The day of the wedding came. Isabella offered Tatterhood her best dress and the help of her lady-in-waiting, but Tatterhood said, “Thanks, but those are things that suit you best. I’ll do what suits me.” Isabella hugged her and laughed, privately thinking that she couldn’t picture her sister so tamed, and didn’t want to.
As the procession began, the Prince was sullen, and responded to Tatterhood’s questions with one- and two-word replies. But her questions were intelligent, and her curiosity genuine, and after a time the two were chatting like old friends. They discovered they had a lot in common, and as they rode the final mile to the great church where the ceremony was to be conducted, he kept no secrets from her.
And Tatterhood, determined to have no secrets from him, said, “Why don’t you ask me why I ride a goat?”
“All right,” he said. “Why is it that you ride a goat?”
“I don’t,” she said. “I ride the most magnificent milk-white stag.”
And when he looked again, he saw that she was in fact riding the finest stag he’d ever seen.
“You could ask me why I carry a wooden spoon,” she suggested.
“Er. All right. Why is it that you carry a wooden spoon?”
“What you see before you,” she said, “is not a battered old wooden spoon, but an exquisitely crafted sceptre of rare woods and precious jewels.”
“I see,” he said, and did.
“And now you might ask me why I go around in a tattered cloak, with my hair in disarray.”
“I think I know, though,” he said. “Because it is exactly what you want. And if and when you want something different, you’ll change.”
“Good answer,” she said, and suddenly she was a vision of regal loveliness, perfectly attired for her sister’s wedding.
“And…” he said, choosing his words very carefully, “If I have to marry someone for diplomatic purposes as they keep telling me, I think it should be someone who understands the value of living on one’s own terms. If you’re all right with that. And if you’ll have me.”
She gave him a nod. “We’re going to be good friends,” she said. “And I guess our kingdoms are too.”
The Prince had a word with the cleric, and they made the wedding ceremony a double.
Isabella, in spite of having a stepson two years older than her, and Tatterhood, in spite of having her sister as her mother-in-law, lived happily ever after.
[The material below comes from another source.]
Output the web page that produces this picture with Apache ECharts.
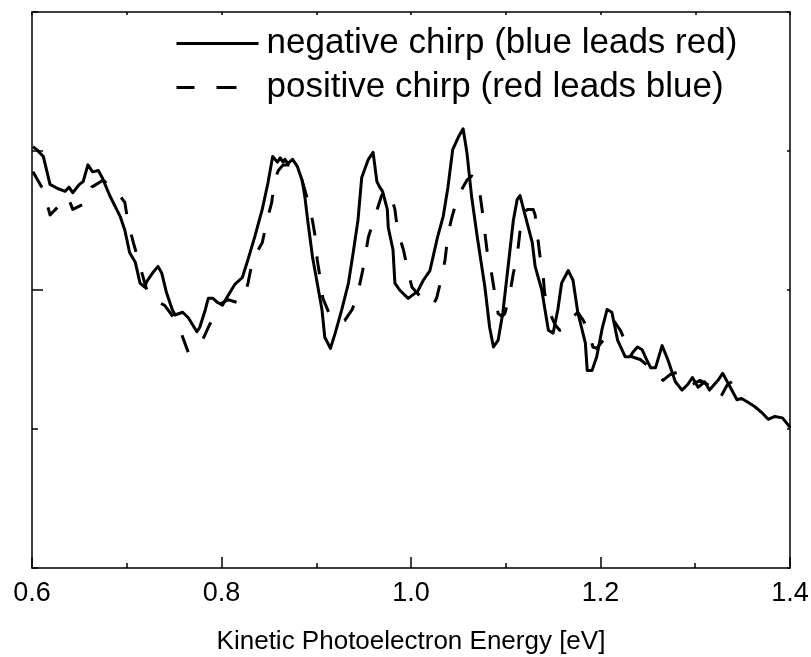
<!DOCTYPE html>
<html><head><meta charset="utf-8">
<script src="https://cdn.jsdelivr.net/npm/echarts@6/dist/echarts.min.js"></script>
<style>html,body{margin:0;padding:0;background:#fff}#c{width:811px;height:657px}</style>
</head><body><div id="c"></div><script>
const xTicks = [0.6, 0.8, 1.0, 1.2, 1.4];
const seriesNames = ['negative chirp (blue leads red)', 'positive chirp (red leads blue)'];
const axisTitle = 'Kinetic Photoelectron Energy [eV]';

const negX = [0.601,0.605,0.612,0.619,0.627,0.635,0.639,0.643,0.650,0.654,0.659,0.664,0.670,0.674,0.682,0.693,0.698,0.703,0.709,0.714,0.719,0.721,0.727,0.733,0.737,0.742,0.748,0.751,0.759,0.765,0.774,0.777,0.783,0.786,0.791,0.796,0.801,0.806,0.814,0.822,0.828,0.835,0.843,0.849,0.854,0.859,0.862,0.865,0.867,0.870,0.875,0.880,0.885,0.888,0.891,0.896,0.901,0.906,0.909,0.915,0.920,0.927,0.934,0.939,0.944,0.948,0.955,0.960,0.964,0.967,0.970,0.975,0.976,0.981,0.983,0.988,0.997,0.999,1.007,1.013,1.020,1.028,1.034,1.039,1.044,1.050,1.055,1.059,1.064,1.070,1.078,1.083,1.087,1.092,1.097,1.102,1.108,1.112,1.115,1.120,1.128,1.131,1.138,1.145,1.150,1.155,1.159,1.166,1.171,1.176,1.184,1.186,1.191,1.196,1.202,1.207,1.212,1.218,1.226,1.231,1.234,1.239,1.244,1.250,1.253,1.258,1.265,1.271,1.279,1.286,1.292,1.297,1.303,1.310,1.315,1.324,1.329,1.337,1.344,1.349,1.356,1.363,1.370,1.377,1.384,1.392,1.398,1.400];
const negY = [3.03,3.01,2.96,2.76,2.73,2.71,2.74,2.70,2.76,2.78,2.90,2.85,2.86,2.81,2.68,2.53,2.43,2.27,2.20,2.05,2.02,2.06,2.12,2.17,2.12,1.98,1.86,1.82,1.84,1.80,1.70,1.73,1.86,1.94,1.94,1.91,1.89,1.95,2.04,2.09,2.22,2.38,2.58,2.77,2.96,2.92,2.95,2.92,2.94,2.91,2.94,2.89,2.79,2.67,2.50,2.24,2.05,1.86,1.66,1.58,1.69,1.86,2.05,2.27,2.50,2.81,2.94,2.99,2.78,2.74,2.71,2.58,2.45,2.29,2.05,2.00,1.94,1.94,1.99,2.07,2.14,2.38,2.53,2.74,3.01,3.10,3.16,2.99,2.67,2.38,2.02,1.73,1.59,1.64,1.84,2.14,2.50,2.65,2.68,2.55,2.34,2.17,2.00,1.71,1.69,1.86,2.05,2.14,2.07,1.84,1.62,1.42,1.42,1.52,1.73,1.86,1.84,1.64,1.52,1.52,1.55,1.59,1.57,1.48,1.44,1.44,1.60,1.50,1.34,1.28,1.32,1.37,1.30,1.34,1.28,1.35,1.40,1.30,1.21,1.22,1.19,1.16,1.12,1.07,1.09,1.08,1.03,1.01];

const posX = [0.601,0.612,0.619,0.632,0.638,0.643,0.658,0.663,0.675,0.688,0.698,0.701,0.707,0.712,0.719,0.722,0.728,0.740,0.753,0.758,0.765,0.772,0.780,0.786,0.791,0.796,0.807,0.817,0.823,0.828,0.833,0.843,0.848,0.853,0.856,0.860,0.865,0.872,0.879,0.885,0.890,0.896,0.899,0.901,0.904,0.907,0.915,0.922,0.930,0.938,0.944,0.949,0.955,0.962,0.969,0.974,0.978,0.983,0.986,0.992,0.997,1.001,1.009,1.018,1.023,1.027,1.033,1.036,1.039,1.043,1.050,1.059,1.064,1.070,1.073,1.076,1.078,1.081,1.085,1.089,1.092,1.096,1.099,1.104,1.108,1.112,1.115,1.118,1.123,1.129,1.131,1.133,1.136,1.139,1.141,1.145,1.152,1.157,1.165,1.170,1.176,1.182,1.187,1.192,1.196,1.203,1.210,1.215,1.221,1.228,1.233,1.242,1.249,1.258,1.266,1.273,1.282,1.289,1.297,1.305,1.313,1.320,1.326,1.334,1.341,1.349,1.352];
const posY = [2.85,2.72,2.54,2.63,2.67,2.58,2.63,2.74,2.79,2.72,2.63,2.50,2.34,2.22,2.05,1.98,1.93,1.89,1.77,1.68,1.55,1.60,1.64,1.73,1.80,1.89,1.93,1.91,1.93,2.05,2.22,2.34,2.50,2.63,2.79,2.86,2.90,2.90,2.88,2.79,2.67,2.50,2.38,2.22,2.09,1.94,1.81,1.77,1.78,1.86,1.98,2.14,2.38,2.53,2.68,2.72,2.70,2.58,2.42,2.29,2.13,2.02,1.96,1.94,1.89,1.94,2.11,2.22,2.40,2.52,2.68,2.79,2.82,2.79,2.68,2.53,2.41,2.24,2.12,1.95,1.83,1.81,1.83,1.96,2.12,2.24,2.42,2.55,2.58,2.58,2.54,2.42,2.25,2.14,1.98,1.86,1.75,1.71,1.73,1.80,1.84,1.78,1.71,1.59,1.58,1.64,1.69,1.77,1.71,1.60,1.52,1.50,1.46,1.40,1.35,1.39,1.41,1.37,1.32,1.35,1.32,1.29,1.22,1.32,1.35,1.28,1.24];

const FONT = '"Liberation Sans", Arial, Helvetica, sans-serif';
const chart = echarts.init(document.getElementById('c'), null, {renderer: 'canvas'});
const black = '#000';
chart.setOption({
  animation: false,
  backgroundColor: '#fff',
  grid: {left: 32, right: 21, top: 12, bottom: 89, containLabel: false, outerBoundsMode: 'none'},
  legend: {
    orient: 'vertical', left: 175, top: 26, padding: 0, itemWidth: 82, itemHeight: 14, itemGap: 9,
    itemStyle: {opacity: 0},
    lineStyle: {width: 3, color: black},
    textStyle: {fontSize: 35, color: black, fontFamily: FONT, padding: [0, 0, 0, 3]},
    data: [
      {name: seriesNames[0], lineStyle: {type: 'solid', width: 3, color: black}},
      {name: seriesNames[1], lineStyle: {type: [18, 22, 20, 40], width: 3, color: black}}
    ]
  },
  xAxis: [
    {
      type: 'value', position: 'bottom', min: xTicks[0], max: xTicks[xTicks.length - 1], interval: 0.2,
      axisLine: {show: true, onZero: false, lineStyle: {color: black, width: 1.5}},
      axisTick: {show: true, inside: true, length: 11, lineStyle: {color: black, width: 1.5}},
      minorTick: {show: true, splitNumber: 2, length: 5, lineStyle: {color: black, width: 1.5}},
      splitLine: {show: false}, minorSplitLine: {show: false},
      axisLabel: {fontSize: 27, color: black, fontFamily: FONT, margin: 12, formatter: v => v.toFixed(1)},
      name: axisTitle, nameLocation: 'middle', nameGap: 61,
      nameTextStyle: {fontSize: 26, color: black, fontFamily: FONT}
    },
    {
      type: 'value', position: 'top', min: xTicks[0], max: xTicks[xTicks.length - 1], interval: 0.1,
      axisLine: {show: true, onZero: false, lineStyle: {color: black, width: 1.5}},
      axisTick: {show: true, inside: true, length: 3, lineStyle: {color: black, width: 1.5}},
      axisLabel: {show: false}, splitLine: {show: false}
    }
  ],
  yAxis: [
    {
      type: 'value', position: 'left', min: 0, max: 4, interval: 1,
      axisLine: {show: true, onZero: false, lineStyle: {color: black, width: 1.5}},
      axisTick: {show: true, inside: true, length: 6, lineStyle: {color: black, width: 1.5}},
      axisLabel: {show: false}, splitLine: {show: false}
    },
    {
      type: 'value', position: 'right', min: 0, max: 4, interval: 1,
      axisLine: {show: true, onZero: false, lineStyle: {color: black, width: 1.5}},
      axisTick: {show: true, inside: true, length: 3, lineStyle: {color: black, width: 1.5}},
      axisLabel: {show: false}, splitLine: {show: false}
    },
    {
      type: 'value', position: 'left', offset: 0, min: 0, max: 4, interval: 1,
      axisLine: {show: false, onZero: false},
      axisTick: {show: true, inside: true, length: 11, customValues: [2, 3], lineStyle: {color: black, width: 1.5}},
      axisLabel: {show: false}, splitLine: {show: false}
    }
  ],
  series: [
    {
      name: seriesNames[0], type: 'line', xAxisIndex: 0, yAxisIndex: 0, symbol: 'none',
      data: negX.map((x, i) => [x, negY[i]]),
      lineStyle: {color: black, width: 3, join: 'round'}, itemStyle: {color: black}, z: 3
    },
    {
      name: seriesNames[1], type: 'line', xAxisIndex: 0, yAxisIndex: 0, symbol: 'none',
      data: posX.map((x, i) => [x, posY[i]]),
      lineStyle: {color: black, width: 3, type: [18, 21], join: 'round'}, itemStyle: {color: black}, z: 2
    }
  ]
});
</script></body></html>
Isabella and the King had several fine, healthy children together, and he doted on her until the end of his life. Tatterhood and the Prince had no children; with Isabella’s children to continue both royal lines, it really wasn’t necessary. But as much as Tatterhood assured her mother it was by choice, her mother still kept advising her to walk outside the palace grounds, and look for a certain beggar girl.